* Goal of the exercise *
Take every line that has the string "this" and copy it out.

---- Material shown

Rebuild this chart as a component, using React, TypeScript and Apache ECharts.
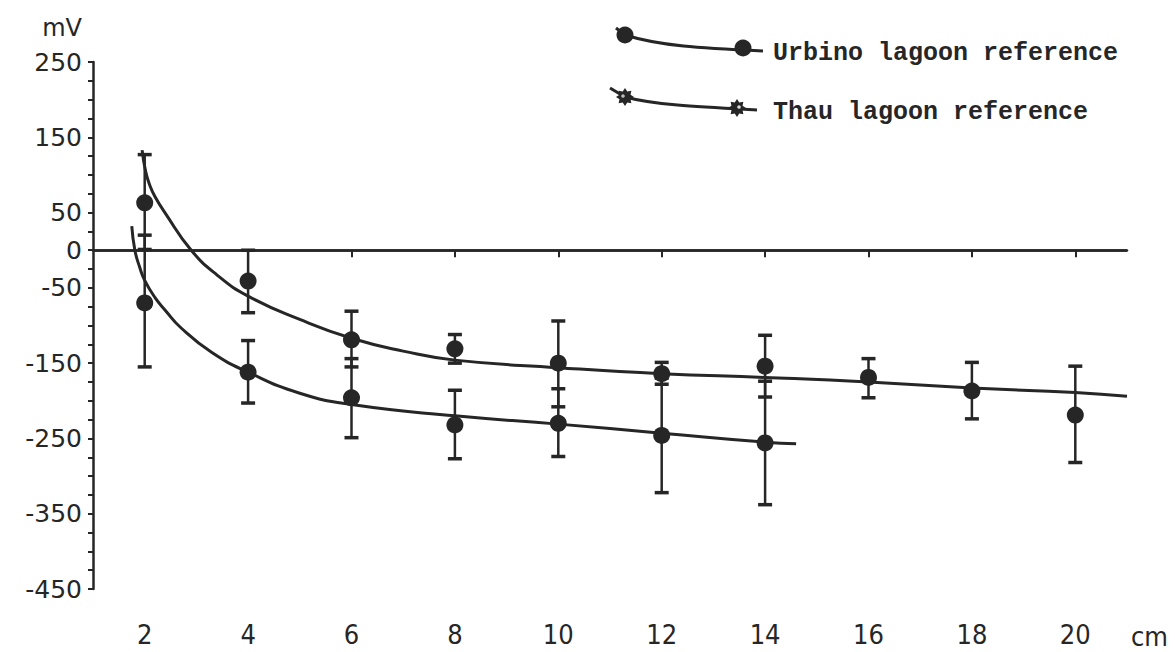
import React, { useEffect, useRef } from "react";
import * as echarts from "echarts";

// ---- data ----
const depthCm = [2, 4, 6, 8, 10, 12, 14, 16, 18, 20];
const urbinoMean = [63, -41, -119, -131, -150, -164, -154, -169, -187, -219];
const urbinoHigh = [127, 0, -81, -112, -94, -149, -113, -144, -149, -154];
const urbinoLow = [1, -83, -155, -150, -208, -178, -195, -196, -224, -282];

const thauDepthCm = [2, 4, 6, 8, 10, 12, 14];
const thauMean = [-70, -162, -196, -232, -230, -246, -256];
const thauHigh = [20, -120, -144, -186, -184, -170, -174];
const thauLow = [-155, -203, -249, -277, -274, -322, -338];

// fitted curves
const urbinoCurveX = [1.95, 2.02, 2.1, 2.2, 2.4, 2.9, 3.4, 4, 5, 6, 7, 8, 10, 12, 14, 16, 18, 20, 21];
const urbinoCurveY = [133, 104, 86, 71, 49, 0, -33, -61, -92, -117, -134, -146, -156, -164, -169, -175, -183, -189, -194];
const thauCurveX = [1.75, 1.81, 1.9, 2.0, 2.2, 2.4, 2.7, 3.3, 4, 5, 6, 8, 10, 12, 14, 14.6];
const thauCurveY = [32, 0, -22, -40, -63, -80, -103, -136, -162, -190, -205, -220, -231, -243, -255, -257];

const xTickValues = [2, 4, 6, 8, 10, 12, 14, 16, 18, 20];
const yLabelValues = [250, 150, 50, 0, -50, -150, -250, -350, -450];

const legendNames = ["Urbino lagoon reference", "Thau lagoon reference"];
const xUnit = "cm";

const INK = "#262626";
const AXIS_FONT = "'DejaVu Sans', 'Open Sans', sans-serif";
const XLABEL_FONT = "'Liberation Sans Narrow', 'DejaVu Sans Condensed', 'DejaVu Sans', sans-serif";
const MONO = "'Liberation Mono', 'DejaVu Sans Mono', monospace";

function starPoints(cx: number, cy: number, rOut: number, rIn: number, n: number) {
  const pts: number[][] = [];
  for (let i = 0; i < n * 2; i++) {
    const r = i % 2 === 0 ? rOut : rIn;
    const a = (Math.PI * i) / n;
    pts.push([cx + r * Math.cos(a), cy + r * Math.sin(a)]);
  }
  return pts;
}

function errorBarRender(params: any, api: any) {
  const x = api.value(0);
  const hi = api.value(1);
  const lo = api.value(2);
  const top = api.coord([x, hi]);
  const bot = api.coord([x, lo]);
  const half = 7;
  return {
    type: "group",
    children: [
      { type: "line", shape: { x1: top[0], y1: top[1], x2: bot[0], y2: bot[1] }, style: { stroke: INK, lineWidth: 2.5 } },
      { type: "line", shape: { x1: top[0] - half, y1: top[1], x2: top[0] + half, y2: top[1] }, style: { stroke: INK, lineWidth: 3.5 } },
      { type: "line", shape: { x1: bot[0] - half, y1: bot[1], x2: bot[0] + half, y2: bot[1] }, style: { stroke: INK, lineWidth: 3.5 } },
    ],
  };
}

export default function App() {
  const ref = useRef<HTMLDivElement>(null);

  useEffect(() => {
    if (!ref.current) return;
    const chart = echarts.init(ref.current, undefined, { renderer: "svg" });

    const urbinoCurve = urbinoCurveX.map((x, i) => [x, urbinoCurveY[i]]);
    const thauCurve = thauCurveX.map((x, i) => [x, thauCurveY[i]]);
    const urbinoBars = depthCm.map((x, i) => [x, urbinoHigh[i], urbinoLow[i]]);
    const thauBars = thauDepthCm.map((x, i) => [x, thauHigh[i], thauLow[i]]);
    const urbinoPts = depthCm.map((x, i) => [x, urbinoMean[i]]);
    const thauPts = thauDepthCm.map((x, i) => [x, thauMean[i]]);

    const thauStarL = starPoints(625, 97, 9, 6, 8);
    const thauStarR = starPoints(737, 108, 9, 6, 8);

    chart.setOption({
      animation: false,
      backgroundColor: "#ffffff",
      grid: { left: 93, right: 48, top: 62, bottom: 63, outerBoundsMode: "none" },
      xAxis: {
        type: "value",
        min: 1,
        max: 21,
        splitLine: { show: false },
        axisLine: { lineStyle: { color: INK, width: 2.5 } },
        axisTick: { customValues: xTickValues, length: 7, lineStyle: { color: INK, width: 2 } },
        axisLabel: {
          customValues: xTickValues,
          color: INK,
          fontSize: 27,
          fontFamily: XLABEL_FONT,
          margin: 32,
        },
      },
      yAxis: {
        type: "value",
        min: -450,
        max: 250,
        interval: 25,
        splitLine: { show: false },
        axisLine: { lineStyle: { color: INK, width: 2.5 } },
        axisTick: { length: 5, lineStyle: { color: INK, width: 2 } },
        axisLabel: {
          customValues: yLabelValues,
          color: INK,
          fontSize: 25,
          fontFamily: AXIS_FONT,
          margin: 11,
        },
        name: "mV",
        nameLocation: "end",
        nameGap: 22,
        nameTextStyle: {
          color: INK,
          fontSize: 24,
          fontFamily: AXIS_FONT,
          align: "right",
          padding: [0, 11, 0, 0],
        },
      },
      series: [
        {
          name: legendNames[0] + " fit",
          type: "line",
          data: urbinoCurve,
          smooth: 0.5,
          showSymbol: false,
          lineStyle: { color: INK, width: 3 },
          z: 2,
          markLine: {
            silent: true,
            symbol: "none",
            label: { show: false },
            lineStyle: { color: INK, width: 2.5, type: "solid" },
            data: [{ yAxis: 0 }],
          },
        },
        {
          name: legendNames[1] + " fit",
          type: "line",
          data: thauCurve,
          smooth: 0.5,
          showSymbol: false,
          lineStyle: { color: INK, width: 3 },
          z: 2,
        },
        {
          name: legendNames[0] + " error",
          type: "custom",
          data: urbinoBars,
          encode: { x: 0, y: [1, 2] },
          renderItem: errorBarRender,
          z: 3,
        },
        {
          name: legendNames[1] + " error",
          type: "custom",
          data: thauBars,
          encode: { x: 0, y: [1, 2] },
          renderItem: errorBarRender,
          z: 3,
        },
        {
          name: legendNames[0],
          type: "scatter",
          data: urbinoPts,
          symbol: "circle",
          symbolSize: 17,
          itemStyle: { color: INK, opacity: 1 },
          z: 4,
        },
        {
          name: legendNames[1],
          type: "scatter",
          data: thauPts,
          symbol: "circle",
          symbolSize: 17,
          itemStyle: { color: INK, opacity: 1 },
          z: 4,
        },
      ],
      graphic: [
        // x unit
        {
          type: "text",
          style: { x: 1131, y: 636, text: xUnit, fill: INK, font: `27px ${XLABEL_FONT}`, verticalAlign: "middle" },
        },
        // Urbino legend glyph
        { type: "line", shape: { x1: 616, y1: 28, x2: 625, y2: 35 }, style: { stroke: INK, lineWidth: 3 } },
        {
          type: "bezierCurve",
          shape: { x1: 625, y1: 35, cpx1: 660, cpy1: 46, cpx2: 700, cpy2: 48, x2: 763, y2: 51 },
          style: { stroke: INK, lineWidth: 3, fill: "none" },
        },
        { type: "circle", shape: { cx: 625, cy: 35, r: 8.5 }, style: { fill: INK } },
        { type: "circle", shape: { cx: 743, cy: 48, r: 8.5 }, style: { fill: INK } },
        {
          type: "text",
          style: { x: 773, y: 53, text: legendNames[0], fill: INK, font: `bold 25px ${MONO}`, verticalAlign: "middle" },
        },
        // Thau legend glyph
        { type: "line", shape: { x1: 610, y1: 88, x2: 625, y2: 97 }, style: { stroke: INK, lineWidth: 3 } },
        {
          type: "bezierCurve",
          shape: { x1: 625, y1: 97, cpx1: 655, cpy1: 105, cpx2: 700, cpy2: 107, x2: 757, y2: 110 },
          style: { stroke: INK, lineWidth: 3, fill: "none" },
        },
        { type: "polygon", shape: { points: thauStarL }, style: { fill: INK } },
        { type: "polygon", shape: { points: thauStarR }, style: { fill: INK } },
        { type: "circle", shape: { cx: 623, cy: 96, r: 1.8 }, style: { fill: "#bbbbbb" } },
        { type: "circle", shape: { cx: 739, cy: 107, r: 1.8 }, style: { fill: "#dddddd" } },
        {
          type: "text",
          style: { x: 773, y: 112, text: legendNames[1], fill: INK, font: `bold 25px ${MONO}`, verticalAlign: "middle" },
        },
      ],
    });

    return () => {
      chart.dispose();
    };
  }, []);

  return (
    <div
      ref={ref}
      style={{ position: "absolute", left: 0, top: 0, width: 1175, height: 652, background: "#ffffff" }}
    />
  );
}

--------
---- Material shown

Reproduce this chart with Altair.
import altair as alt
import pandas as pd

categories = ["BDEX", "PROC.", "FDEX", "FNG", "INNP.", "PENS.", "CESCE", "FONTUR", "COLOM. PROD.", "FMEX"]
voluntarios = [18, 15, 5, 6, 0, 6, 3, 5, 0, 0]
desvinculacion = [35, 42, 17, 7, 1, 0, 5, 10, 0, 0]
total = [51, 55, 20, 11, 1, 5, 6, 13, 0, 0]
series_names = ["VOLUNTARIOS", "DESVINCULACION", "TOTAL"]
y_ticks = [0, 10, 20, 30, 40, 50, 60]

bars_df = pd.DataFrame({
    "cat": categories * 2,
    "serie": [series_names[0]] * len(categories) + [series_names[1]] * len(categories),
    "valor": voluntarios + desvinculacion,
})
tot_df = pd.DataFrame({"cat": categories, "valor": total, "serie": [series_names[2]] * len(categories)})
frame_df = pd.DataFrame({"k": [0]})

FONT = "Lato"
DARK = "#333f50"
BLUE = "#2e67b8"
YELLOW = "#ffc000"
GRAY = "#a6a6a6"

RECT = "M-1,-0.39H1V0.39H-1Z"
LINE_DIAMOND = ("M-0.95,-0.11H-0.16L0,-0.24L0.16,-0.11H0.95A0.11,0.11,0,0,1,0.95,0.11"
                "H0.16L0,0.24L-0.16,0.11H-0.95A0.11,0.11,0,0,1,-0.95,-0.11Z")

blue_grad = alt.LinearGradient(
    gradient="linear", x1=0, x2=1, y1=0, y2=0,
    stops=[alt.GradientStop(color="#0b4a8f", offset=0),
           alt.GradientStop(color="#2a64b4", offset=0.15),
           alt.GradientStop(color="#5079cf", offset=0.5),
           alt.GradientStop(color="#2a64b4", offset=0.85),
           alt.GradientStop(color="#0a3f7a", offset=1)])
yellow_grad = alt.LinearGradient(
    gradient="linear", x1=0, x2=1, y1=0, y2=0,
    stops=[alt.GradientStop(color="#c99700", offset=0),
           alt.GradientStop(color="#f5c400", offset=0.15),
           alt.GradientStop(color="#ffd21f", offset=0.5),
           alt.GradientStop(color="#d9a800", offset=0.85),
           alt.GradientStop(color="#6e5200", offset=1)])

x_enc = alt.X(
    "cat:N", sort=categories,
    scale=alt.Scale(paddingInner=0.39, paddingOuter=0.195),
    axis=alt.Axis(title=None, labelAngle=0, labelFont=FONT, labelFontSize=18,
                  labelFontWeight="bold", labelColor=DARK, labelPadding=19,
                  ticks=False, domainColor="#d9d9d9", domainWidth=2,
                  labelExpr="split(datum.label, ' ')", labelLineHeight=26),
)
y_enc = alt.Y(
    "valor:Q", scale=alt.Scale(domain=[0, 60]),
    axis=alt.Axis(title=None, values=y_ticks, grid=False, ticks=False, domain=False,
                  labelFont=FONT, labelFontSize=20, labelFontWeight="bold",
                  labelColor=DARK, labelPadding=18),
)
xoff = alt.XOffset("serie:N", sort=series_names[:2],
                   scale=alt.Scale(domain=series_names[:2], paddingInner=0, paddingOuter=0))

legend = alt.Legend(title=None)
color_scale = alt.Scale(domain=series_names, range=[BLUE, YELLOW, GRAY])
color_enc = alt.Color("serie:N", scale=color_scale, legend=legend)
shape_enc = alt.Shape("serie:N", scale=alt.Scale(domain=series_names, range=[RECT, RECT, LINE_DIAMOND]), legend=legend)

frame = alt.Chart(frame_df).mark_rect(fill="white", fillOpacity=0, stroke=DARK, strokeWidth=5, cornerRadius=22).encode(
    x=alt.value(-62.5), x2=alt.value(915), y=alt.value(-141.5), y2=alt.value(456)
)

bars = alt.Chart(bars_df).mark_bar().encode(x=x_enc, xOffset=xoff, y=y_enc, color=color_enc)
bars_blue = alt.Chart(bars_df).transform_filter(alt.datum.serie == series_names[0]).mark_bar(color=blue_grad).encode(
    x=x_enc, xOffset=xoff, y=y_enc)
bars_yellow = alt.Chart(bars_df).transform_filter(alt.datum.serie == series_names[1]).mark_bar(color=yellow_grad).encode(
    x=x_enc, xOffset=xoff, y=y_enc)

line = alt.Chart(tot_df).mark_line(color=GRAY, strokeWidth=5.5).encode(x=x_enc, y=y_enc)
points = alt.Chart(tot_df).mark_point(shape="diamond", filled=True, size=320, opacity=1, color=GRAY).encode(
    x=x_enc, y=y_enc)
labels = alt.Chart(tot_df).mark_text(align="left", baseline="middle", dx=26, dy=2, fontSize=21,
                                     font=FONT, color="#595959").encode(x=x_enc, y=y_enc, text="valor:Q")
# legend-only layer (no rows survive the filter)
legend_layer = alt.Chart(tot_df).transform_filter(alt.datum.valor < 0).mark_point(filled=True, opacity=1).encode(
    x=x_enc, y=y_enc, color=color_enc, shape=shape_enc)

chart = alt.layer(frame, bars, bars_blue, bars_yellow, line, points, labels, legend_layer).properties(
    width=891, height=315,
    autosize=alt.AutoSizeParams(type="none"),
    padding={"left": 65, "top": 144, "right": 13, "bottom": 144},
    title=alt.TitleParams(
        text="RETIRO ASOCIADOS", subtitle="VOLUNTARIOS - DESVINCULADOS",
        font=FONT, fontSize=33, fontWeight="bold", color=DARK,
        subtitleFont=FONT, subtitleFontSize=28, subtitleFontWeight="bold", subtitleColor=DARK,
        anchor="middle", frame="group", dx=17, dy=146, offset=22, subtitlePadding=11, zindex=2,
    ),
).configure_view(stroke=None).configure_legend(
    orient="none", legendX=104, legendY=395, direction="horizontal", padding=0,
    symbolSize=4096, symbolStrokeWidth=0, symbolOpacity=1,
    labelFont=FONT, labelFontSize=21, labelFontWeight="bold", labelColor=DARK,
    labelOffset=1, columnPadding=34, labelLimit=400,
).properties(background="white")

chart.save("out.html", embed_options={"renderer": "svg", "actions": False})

--------

* Exercise response *
Rebuild this chart as a component, using React, TypeScript and Apache ECharts.
Reproduce this chart with Altair.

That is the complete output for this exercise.